This post is a continuation of my previous post on accessing virtual machines on RedCloud. In this post, you will learn how to run a Docker container on a VM Ubuntu image, but you can also do this tutorial with Ubuntu on a local machine.
Why Containerize Code?
Let’s use an example: Say that you have three Python applications that you want to run on your computer, but they all use different version of Python or its packages. We cannot host these applications at the same time using Python on our computer…so what do we do? Think of another case- you want to share neural network code with a collaborator, but you don’t want to have to deal with the fact that it’s incredibly difficult for them to get TensorFlow and all its dependencies downloaded on their machine. Containerization allows us to isolate the installation and running of our application without having to worry about the setup of the host machine. In other words, everything someone would need to run your code will be provided in the container. Shown in Figure 1, each container shares the host OS’s kernel but has a virtual copy of some of the components of the OS. This allows the containers to be isolated from each other while running on the same host. Therefore, containers are exceptionally light and take only seconds to start .
Docker started as a project to build single-application LXC (linux) containers that were more portable and flexible, but is now its own container runtime environment. It is written in GO and developed by DotCloud (a PaaS company). A Docker engine is used to build and manage a Docker image, which is just a template that contains the application and all of its dependencies that are required for it to run. A Docker container is a running instance of a Docker image. A Docker engine is composed of three main parts: a server known as the Docker daemon, a rest API, and a client. The docker daemon creates and manages images and containers, the rest API helps to link the server and applications, and the client (user) interacts with the docker daemon through the command line (Figure 2).
Running a Docker Container on Ubuntu
- We will be setting up and running a Docker container that contains code to train a rainfall-runoff LSTM model built in Python using Tensorflow. The Github repo with the LSTM code and data can be downloaded here.
- Spin up a VM instance (Ubuntu 18.04) or use your own machine if you have a partition.
- I use MobaXterm to SSH into the VM instance and drag the HEC_HMS_LSTM folder into my home directory.
- Within the directory, you will see 2 additional files that are not part of the main neural network code: requirements.txt and jupyter.dockerfile. A requirements.txt file contains a list of only the packages that are necessary to run your application. You can make this file with just two lines of code: pip install pipreqs and then pipreqs /path/to/project. The created file will look like this:
The jupyter.dockerfile is our Dockerfile. It is a text file that contains all the commands a user could call on the command line to assemble an image.

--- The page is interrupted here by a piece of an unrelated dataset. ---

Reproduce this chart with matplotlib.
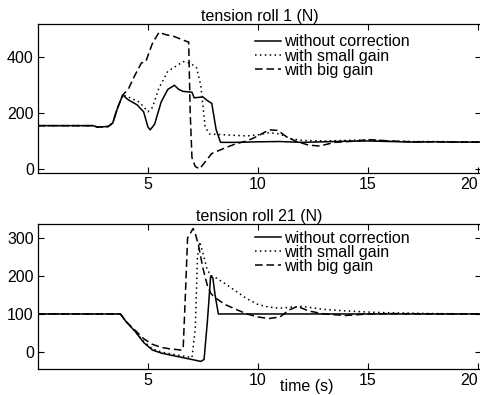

Here in our Dockerfile, we are using the latest Ubuntu image and setting our working directory to the HEC_HMS_LSTM folder that has the neural network code, Hourly_LSTM.py, that we would like to execute. We start by looking for updates and then install Python, pip, and jupyter. Then we need to take our working directory contents and copy them into the container. We copy the requirements.txt file into the container and then add the whole HEC_HMS_LSTM folder into the container. We then use pip to install all of the packages listed in requirements.txt. Finally, we instruct the docker daemon to run the python script, Hourly_LSTM.py.
5. Next we have to download docker onto Ubuntu using the command line. This is the only thing that anyone will have to download to run your container. The steps to download Docker for Ubuntu through the command line are pretty easy using this link. You may be asked to allow automatic restarts during the installation, and you should choose this option. When Docker is done downloading, you can check to see that the installation was successful by seeing if the service is active.
6. Now that Docker is downloaded, we can build our Docker image and then run the container. We build the image using:
sudo docker build -f jupyter.dockerfile -t jupyter:latest .
In this command, the -f flag denotes the name of the dockerflile and -t is the name that we would like to tag our image with. If you’re running multiple containers, tagging is helpful to distinguish between the containers. The build will go through each step of the dockerfile. Be cognizant of how much space you have on your disk to store the downloaded Docker, the python libraries and the data you will generate; you may have to go back and resize your VM instance. We can then run our image using:
sudo docker run jupyter:latest
You’ll see the neural network training and the results of the prediction.